What are some major accomplishments you have had since your Sweet publication?

Ah, after a few days’ escape to the marshy bays and flat, quiet lengths of ocean in Cape Cod, Massachusetts, I must gear up to button up any rough patches of manuscript in my memoir, At the Narrow Waist of the World, to send to my publisher for the process of book creation to begin. The memoir will be published in the early fall of 2019. This is my most exciting news.

The memoir is a coming of age story set in the steamy tropics of Panama and populated by a lively family of Spanish-Portuguese Jews. The girl’s mother is mentally ill. The girl pulls away from her and lands in the United States.

Can you tell us about a current/ongoing project that you’re excited about?

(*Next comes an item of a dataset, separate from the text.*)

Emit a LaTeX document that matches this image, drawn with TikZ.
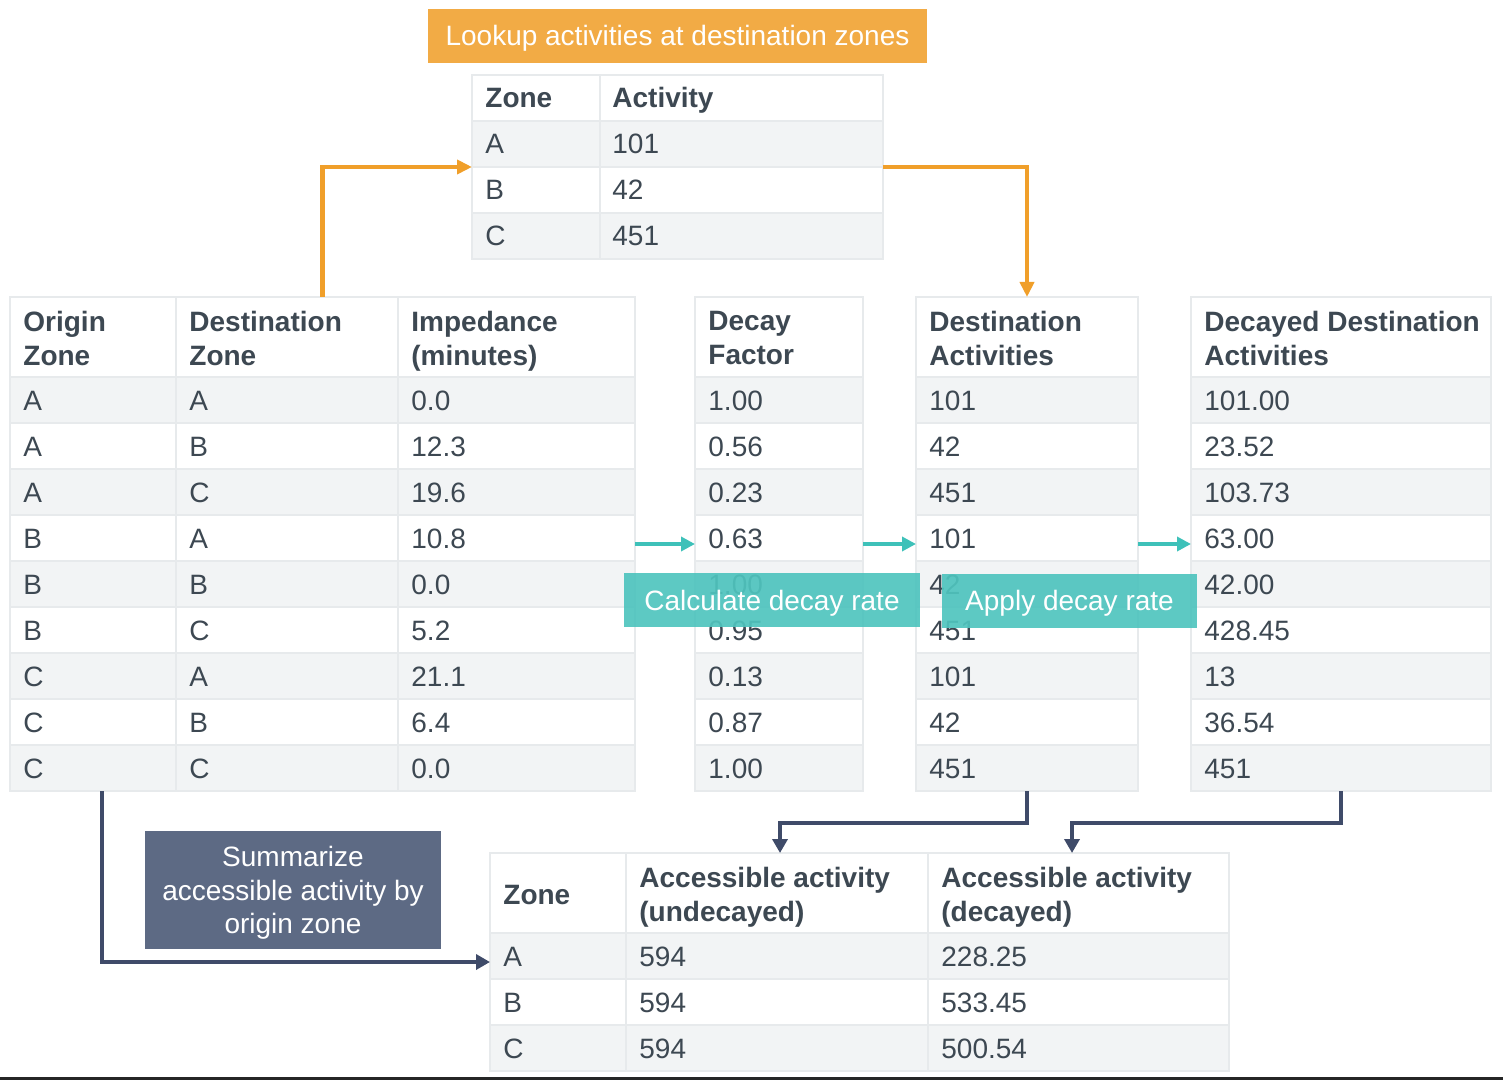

I continue to interview ordinary Hispanics, Latinos, Latinx, in a series called Soy/Somos (I am/We are). Some of these essay/interviews first appeared in HuffPost. Others continue via my blog and can be found on my website. My most recent conversation for this series took place a couple of weeks ago with Nico, a Colombian composer living in Boston who plays el Arpa Llanera, a harp with origins in the folk music of the plains of Colombia and Venezuela. I have quite a collection of voices in the series, and I’m hoping to find a home for more individual pieces and for the series as a whole, maybe in book form.

Who is your favorite author?

There are so many, but one that sticks way up there is W.G. Sebald, German author of Austerlitz, The Immigrants, Vertigo, and another book. Austerlitz died in an accident at the height of his powers. You can’t pin down his work; he mixes fiction, memory, photographs, history. There is a dreamlike quality to his stories. I just finished a book of stories, The Mountain, by Paul Yoon, recently published that reminds me of Sebald’s work.

What is your favorite poem/essay/book?

A book I do still love dearly, though I read it long ago, is Julia Alvarez’ How the Garcia Girls Lost their Accents, because the family life of these girls is populated by very important tías and tíos (aunts and uncles) and primos (cousins), so close to my own experience growing up in a large extended family. There is a lot of resonance here with my own memoir that will be published next year.

What inspires you to write?

The need to uncover what I am seeing. We do get to live a second time when we write.

What is your favorite sweet?

My tía Mimí, my father’s sister who never married, put her heart and soul into pastries. She made the most delicious lemon meringue pie. The closest thing I’ve found in the US is a key-lime pie, though the crust here is a Graham Cracker thing and hers for the pie was pastry–delicate and delicious. I love the combination of the tart and sweet of key lime pie and like to visit Steves Authentic Key Lime Pie in Red Hook, Brooklyn, where we can sit on wood benches along the water’s edge and see the Statue of Liberty not too far in the distance.

This is a view of the old brick and metal warehouses in Red Hook, Brooklyn, (where I get the key-lime pie), an old and magical place.

We found the recipe online from an episode on Food Network about the owner, Steve Tarpin.

Thank you, Marlena, for taking the time to reconnect with us.  We look forward to seeing more of your work in the future!